__DO THIS__. Retype, please, the listing from its opening line through the line that contains "W, H = 1267, 973", both included, without the pictures.

__SUPPLIED DATA__.
##############################
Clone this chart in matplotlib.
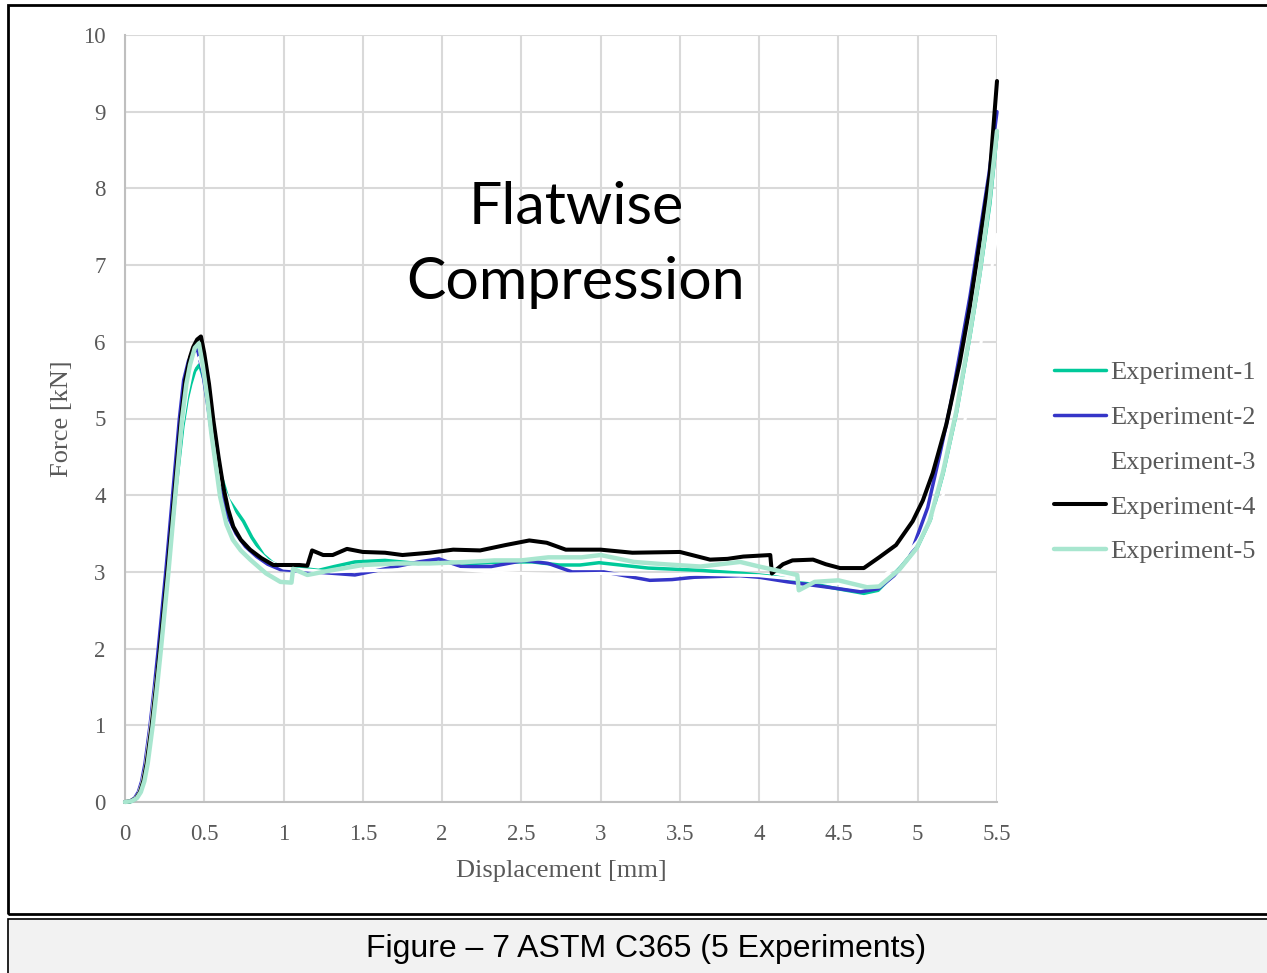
import matplotlib
matplotlib.use("Agg")
import matplotlib.pyplot as plt
from matplotlib.patches import Rectangle

W, H = 1267, 973

series_names = ["Experiment-1", "Experiment-2", "Experiment-3", "Experiment-4", "Experiment-5"]
series_colors = ["#00c99a", "#3535c8", "#ffffff", "#000000", "#a8e6cf"]
series_widths = [2.5, 2.5, 2.2, 2.9, 3.2]

exp1_x = [0, 0.03, 0.06, 0.084, 0.105, 0.127, 0.148, 0.18, 0.207, 0.232, 0.279, 0.322,
          0.365, 0.392, 0.415, 0.44, 0.47,
          0.5, 0.53, 0.56, 0.6, 0.65, 0.7, 0.747, 0.8, 0.873, 0.93, 0.98, 1.1, 1.22, 1.32,
          1.45, 1.64, 1.85, 2.0, 2.19, 2.38, 2.57, 2.74, 2.87, 2.99, 3.3, 3.63, 3.9, 4.09,
          4.3, 4.47, 4.66, 4.75, 4.84, 4.9, 5.0, 5.08, 5.16, 5.245, 5.33, 5.39, 5.455, 5.5]
exp1_y = [0, 0.0, 0.03, 0.09, 0.2, 0.4, 0.7, 1.3, 1.8, 2.3, 3.2, 4.1,
          4.9, 5.25, 5.45, 5.62, 5.7,
          5.5, 5.1, 4.7, 4.3, 3.95, 3.8, 3.66, 3.45, 3.22, 3.12, 3.07, 3.05, 3.02, 3.07,
          3.13, 3.15, 3.11, 3.13, 3.11, 3.13, 3.13, 3.09, 3.09, 3.12, 3.05, 3.02, 2.98, 2.94,
          2.86, 2.79, 2.72, 2.76, 2.95, 3.08, 3.33, 3.68, 4.28, 5.08, 6.08, 6.85, 7.8, 8.7]

exp2_x = [0, 0.03, 0.06, 0.084, 0.105, 0.126, 0.158, 0.185, 0.21, 0.257, 0.30, 0.343,
          0.37, 0.40, 0.43, 0.458,
          0.49, 0.52, 0.55, 0.58, 0.61, 0.65, 0.7, 0.76, 0.83, 0.9, 0.98, 1.19, 1.45, 1.64,
          1.85, 1.98, 2.12, 2.31, 2.52, 2.67, 2.82, 3.02, 3.31, 3.45, 3.59, 3.88, 4.0, 4.18,
          4.47, 4.64, 4.75, 4.85, 4.95, 5.063, 5.137, 5.207, 5.27, 5.33, 5.39, 5.45, 5.5]
exp2_y = [0, 0.01, 0.05, 0.13, 0.27, 0.5, 1.0, 1.5, 2.0, 3.0, 4.0, 5.0,
          5.5, 5.75, 5.87, 5.9,
          5.6, 5.2, 4.75, 4.3, 4.0, 3.72, 3.5, 3.33, 3.2, 3.1, 3.03, 3.0, 2.96, 3.04,
          3.13, 3.17, 3.07, 3.07, 3.15, 3.11, 3.0, 3.0, 2.89, 2.9, 2.93, 2.95, 2.93, 2.87,
          2.79, 2.74, 2.78, 2.95, 3.2, 3.84, 4.51, 5.18, 5.9, 6.6, 7.4, 8.2, 9.0]

exp3_x = [0, 0.03, 0.06, 0.084, 0.105, 0.127, 0.158, 0.19, 0.22, 0.27, 0.315, 0.36,
          0.39, 0.42, 0.445, 0.47,
          0.5, 0.55, 0.6, 0.7, 0.8, 0.9, 1.0, 1.3, 1.6, 2.0, 2.3, 2.5, 2.7, 3.0, 3.3, 3.6,
          4.0, 4.5, 4.75, 4.85, 5.0, 5.16, 5.3, 5.4, 5.47, 5.5]
exp3_y = [0, 0.01, 0.04, 0.11, 0.24, 0.45, 0.95, 1.5, 2.0, 3.0, 4.0, 4.9,
          5.3, 5.6, 5.75, 5.8,
          5.55, 4.8, 4.2, 3.7, 3.35, 3.15, 3.05, 3.0, 3.02, 3.05, 3.0, 2.98, 2.97, 2.98, 2.96, 2.97,
          2.95, 2.85, 2.9, 3.05, 3.4, 4.0, 5.0, 6.0, 7.0, 7.4]

exp4_x = [0, 0.035, 0.07, 0.094, 0.115, 0.136, 0.168, 0.195, 0.22, 0.267, 0.31, 0.353,
          0.38, 0.41, 0.43, 0.455, 0.479,
          0.5, 0.53, 0.557, 0.59, 0.62, 0.65, 0.683, 0.73, 0.789, 0.86, 0.935, 1.0, 1.1, 1.15,
          1.18, 1.25, 1.31, 1.4, 1.5, 1.64, 1.75, 1.92, 2.07, 2.24, 2.4, 2.55, 2.66, 2.78,
          3.0, 3.2, 3.5, 3.69, 3.8, 3.9, 4.07, 4.08, 4.15, 4.21, 4.34, 4.42, 4.51, 4.66,
          4.757, 4.863, 4.968, 5.032, 5.095, 5.18, 5.264, 5.327, 5.39, 5.454, 5.5]
exp4_y = [0, 0.01, 0.05, 0.13, 0.27, 0.5, 1.0, 1.5, 2.0, 3.0, 4.0, 5.0,
          5.5, 5.8, 5.93, 6.03, 6.07,
          5.85, 5.45, 4.98, 4.5, 4.11, 3.82, 3.59, 3.42, 3.29, 3.18, 3.09, 3.09, 3.09, 3.08,
          3.28, 3.22, 3.22, 3.3, 3.26, 3.25, 3.22, 3.25, 3.29, 3.28, 3.35, 3.41, 3.38, 3.29,
          3.29, 3.25, 3.26, 3.16, 3.17, 3.2, 3.22, 2.98, 3.1, 3.15, 3.16, 3.1, 3.05, 3.05,
          3.19, 3.35, 3.66, 3.93, 4.29, 4.92, 5.72, 6.44, 7.29, 8.18, 9.4]

exp5_x = [0, 0.04, 0.075, 0.1, 0.122, 0.143, 0.175, 0.202, 0.227, 0.274, 0.317, 0.36,
          0.387, 0.41, 0.44, 0.466,
          0.49, 0.52, 0.545, 0.568, 0.6, 0.64, 0.68, 0.73, 0.79, 0.89, 0.98, 1.05, 1.06,
          1.15, 1.3, 1.5, 1.72, 1.92, 2.16, 2.33, 2.5, 2.67, 2.88, 3.0, 3.21, 3.4, 3.63,
          3.88, 4.0, 4.24, 4.25, 4.35, 4.5, 4.6, 4.68, 4.757, 4.884, 4.99, 5.074, 5.158,
          5.243, 5.327, 5.39, 5.454, 5.5]
exp5_y = [0, 0.01, 0.05, 0.13, 0.27, 0.5, 1.0, 1.5, 2.0, 3.0, 4.0, 5.0,
          5.45, 5.7, 5.92, 5.98,
          5.7, 5.25, 4.8, 4.46, 3.98, 3.62, 3.42, 3.28, 3.16, 2.98, 2.87, 2.86, 3.04,
          2.96, 3.02, 3.09, 3.11, 3.11, 3.13, 3.15, 3.15, 3.19, 3.19, 3.22, 3.13, 3.1, 3.07,
          3.13, 3.07, 2.96, 2.76, 2.87, 2.89, 2.84, 2.8, 2.81, 3.03, 3.3, 3.66, 4.29,
          5.09, 6.08, 6.89, 7.87, 8.75]

series_x = [exp1_x, exp2_x, exp3_x, exp4_x, exp5_x]
series_y = [exp1_y, exp2_y, exp3_y, exp4_y, exp5_y]

x_ticks = [0, 0.5, 1, 1.5, 2, 2.5, 3, 3.5, 4, 4.5, 5, 5.5]
x_tick_labels = ["0", "0.5", "1", "1.5", "2", "2.5", "3", "3.5", "4", "4.5", "5", "5.5"]
y_ticks = list(range(0, 11))

title_text = "Flatwise\nCompression"
caption_text = "Figure – 7 ASTM C365 (5 Experiments)"
x_label = "Displacement [mm]"
y_label = "Force [kN]"

fig = plt.figure(figsize=(W / 100, H / 100), dpi=100)
fig.patch.set_facecolor("white")

ax = fig.add_axes([125 / W, 1 - 802 / H, (997 - 125) / W, (802 - 35) / H])
ax.set_xlim(0, 5.5)
ax.set_ylim(0, 10)
ax.set_xticks(x_ticks)
ax.set_xticklabels(x_tick_labels)
ax.set_yticks(y_ticks)
ax.grid(True, color="#d9d9d9", linewidth=1.5, zorder=0)
ax.set_axisbelow(True)
for s in ["top", "right"]:
    ax.spines[s].set_visible(False)
for s in ["left", "bottom"]:
    ax.spines[s].set_color("#bfbfbf")
    ax.spines[s].set_linewidth(1.5)
ax.tick_params(length=0, labelsize=16.5, labelcolor="#595959")
ax.tick_params(axis="y", pad=14)
ax.tick_params(axis="x", pad=15.5)
for lab in ax.get_xticklabels() + ax.get_yticklabels():
    lab.set_family("Liberation Serif")

ax.set_xlabel(x_label, fontsize=19, color="#595959", family="Liberation Serif", labelpad=11)
ax.set_ylabel(y_label, fontsize=19, color="#595959", family="Liberation Serif", labelpad=7)

for i, (xs, ys) in enumerate(zip(series_x, series_y)):
    ax.plot(xs, ys, color=series_colors[i], lw=series_widths[i], label=series_names[i],
            zorder=3 + i, solid_joinstyle="round", solid_capstyle="round", clip_on=False)

ax.text(2.845, 7.26, title_text, ha="center", va="center", fontsize=42.5, family="Lato",
        linespacing=1.5, zorder=10)

leg = fig.legend(loc="center left", bbox_to_anchor=(1041 / W, 1 - 462 / H), frameon=False,
                 prop={"family": "Liberation Serif", "size": 19}, handlelength=1.97,
                 handletextpad=0.16, labelspacing=0.81, borderpad=0)
for t in leg.get_texts():
    t.set_color("#595959")

# outer frame
fig.patches.append(Rectangle((8 / W, 1 - 914 / H), 1.2, (914 - 5) / H, transform=fig.transFigure,
                             fill=False, edgecolor="black", linewidth=2, zorder=1))
fig.patches.append(Rectangle((8 / W, -0.05), 1.2, 0.05 + (973 - 919) / H, transform=fig.transFigure,
                             facecolor="#f2f2f2", edgecolor="black", linewidth=1.2, zorder=1))
fig.text(646 / W, 1 - 949 / H, caption_text, ha="center", va="center", fontsize=23,
         family="Liberation Sans", color="black")

fig.savefig("out.png", dpi=100)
##############################
__SOLUTION TO THE EXERCISE__.
Clone this chart in matplotlib.
import matplotlib
matplotlib.use("Agg")
import matplotlib.pyplot as plt
from matplotlib.patches import Rectangle

W, H = 1267, 973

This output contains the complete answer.